Youth Engagement in ProgramsEffective youth programming involves a supportive environment; an orientation toward positive outcomes; and program activities that involve multiple learning styles and are hands-on, experiential, relevant, and challenging. There are several core strategies to enhance young people's meaningful engagement in programming. Whether it is a sports, after-school, or prevention program, young people can make authentic contributions by being involved in program planning, implementation, and evaluation/reflection.

Planning

Invite young people to provide ideas for program activities and events, offer suggestions for recruitment and outreach, or map out new topic areas.

Interactive Planning Activity: Backwards Planning

Young people define the desired outcome of the project and start planning all the necessary steps by working backwards from the goal or outcome. They can use sticky notes or other colored paper, or they can use a sticky wall and paper.
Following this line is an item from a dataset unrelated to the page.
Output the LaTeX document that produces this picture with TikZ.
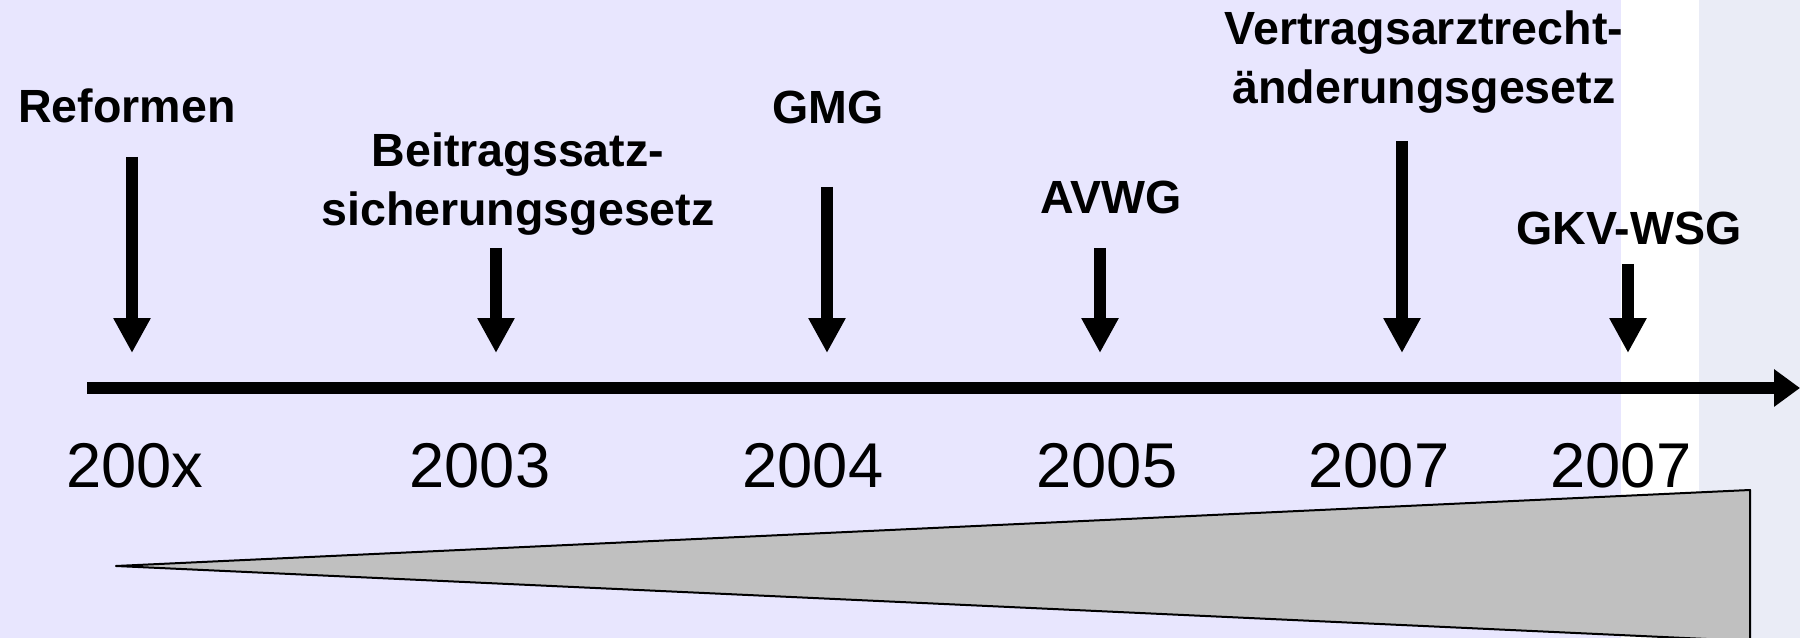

As they generate action steps, they can discuss the order and rearrange steps if necessary.

Implementing

Give young people concrete roles and responsibilities during programming, such as group leader, facilitator or co-facilitator of a program activity, manager of logistics (prepare material, set up, refreshments, etc.), or project leader and organizer.

Program responsibilities and roles that a young person could carry out include these examples:

  • Community/neighborhood events
  • Mentoring of younger youth
  • Peer education
  • Manager of a youth-run café or teen center
  • Leader/captain of a sports team

Evaluating/Reflecting

Engage young people in reflecting on the program or program activities through focus groups, surveys, interviews, or speak-outs. To ensure that input from young people is solicited regularly, institutionalize the practice by forming youth advisory groups or developing youth as evaluators.

Interactive Evaluation or Reflection Activity: Interviews

Young people can interview each other about a group experience or a completed project. It is best to start this activity by brainstorming the interview questions as a group. Put young people into teams and have them interview each other. After a few minutes they can report back to the larger group about their findings. To make it more interesting, they can use cell phones or flip cameras to record the interview.